By Nauman Farooq
Think of GMC and you envision big, gas guzzling trucks. Afterall, this is the company whose smallest vehicle up until recently was a pick-up truck called the Canyon.
That is something GMC hopes to change with the introduction of the Granite concept, as unveiled at the 2010 North American International Auto Show in Detroit, Michigan, U.S.A.
This vehicle is quite visibly aimed at competition like the Kia Soul, Nissan Cube and the Scion xB.
“Granite was conceived as a new type of vehicle from GMC – one that could stretch people’s ideas of what a GMC can be,” said Lisa Hutchinson, product marketing director for GMC. “We call it an ‘urban utility vehicle’ and our goal was redefining what the GMC name could mean to a new generation of customers looking for both bold design and functionality.”
This diminutive hatchback (it is actually 14-inches shorter than a Chevrolet HHR) is powered by a turbo-charged, 1.4-liter, four cylinder engine (the same engine that is in the new Chevrolet Cruze). The transmission on this concept is a six-speed dual-clutch transmission.
So its components suggest that this vehicle is production ready, however General Motors at the show is saying this is strictly a concept car.
One of the most striking design details about this vehicle are its rear suicide doors with no B-pillar.
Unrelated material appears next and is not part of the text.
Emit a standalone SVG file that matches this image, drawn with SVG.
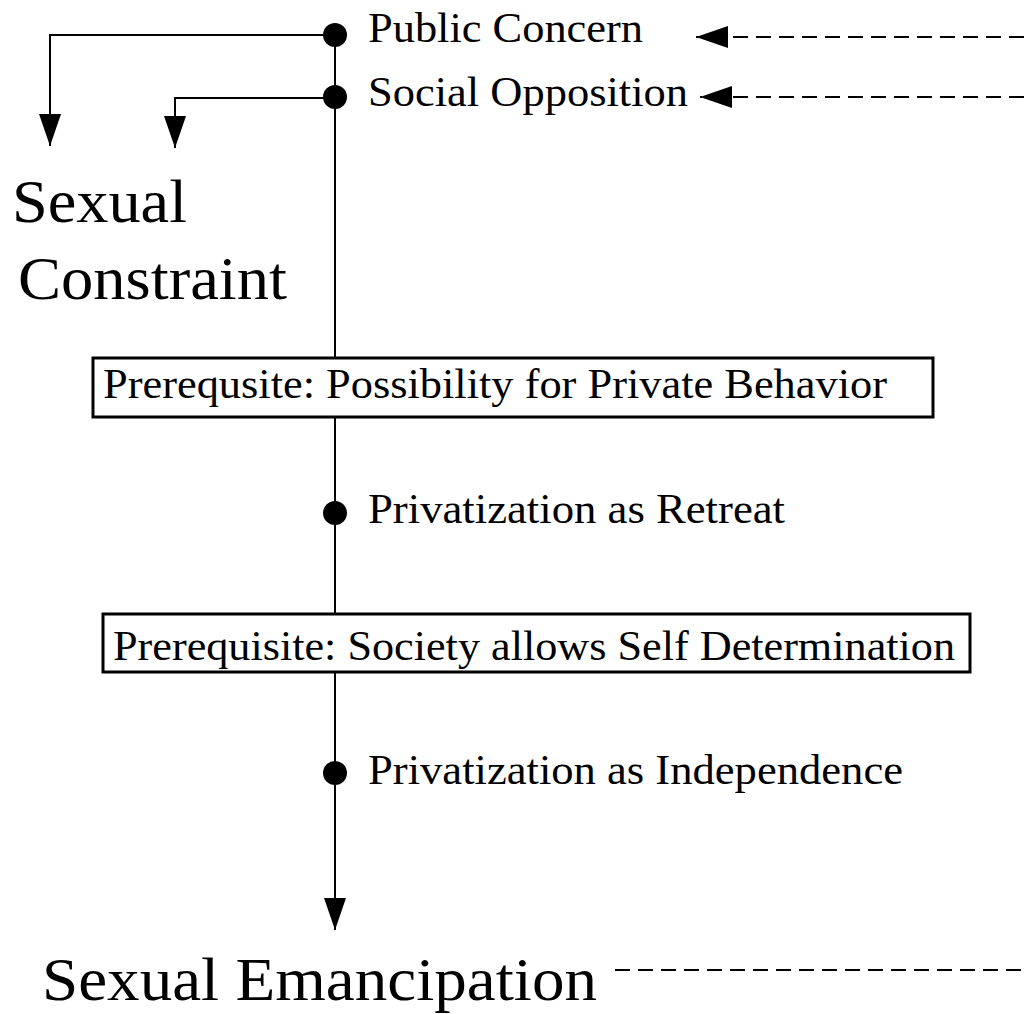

“We think of the Granite as the automotive equivalent of an urban loft apartment,” said Dave Lyon, executive director of North American Interior and Global Cross-Brand Design. “The exterior has an unmistakable industrial look, but the interior is warm and personalized.”
Once seated, the driver selects gears with a rotary dial, which GMC says “rotates with the precise clicks of a torque wrench.”
The styling is very butch, because GMC’s are not meant to be cute. “We gave the Granite a bold yet appealing design that truly makes a styling statement,” said Juho Suh, exterior design manager. “For a new generation of urban professionals, it delivers the look and functionality they need.”
Whether GM puts the Granite into production or not remains to be seen, but if enough public gives it a thumbs up, it can very soon be put on track to production.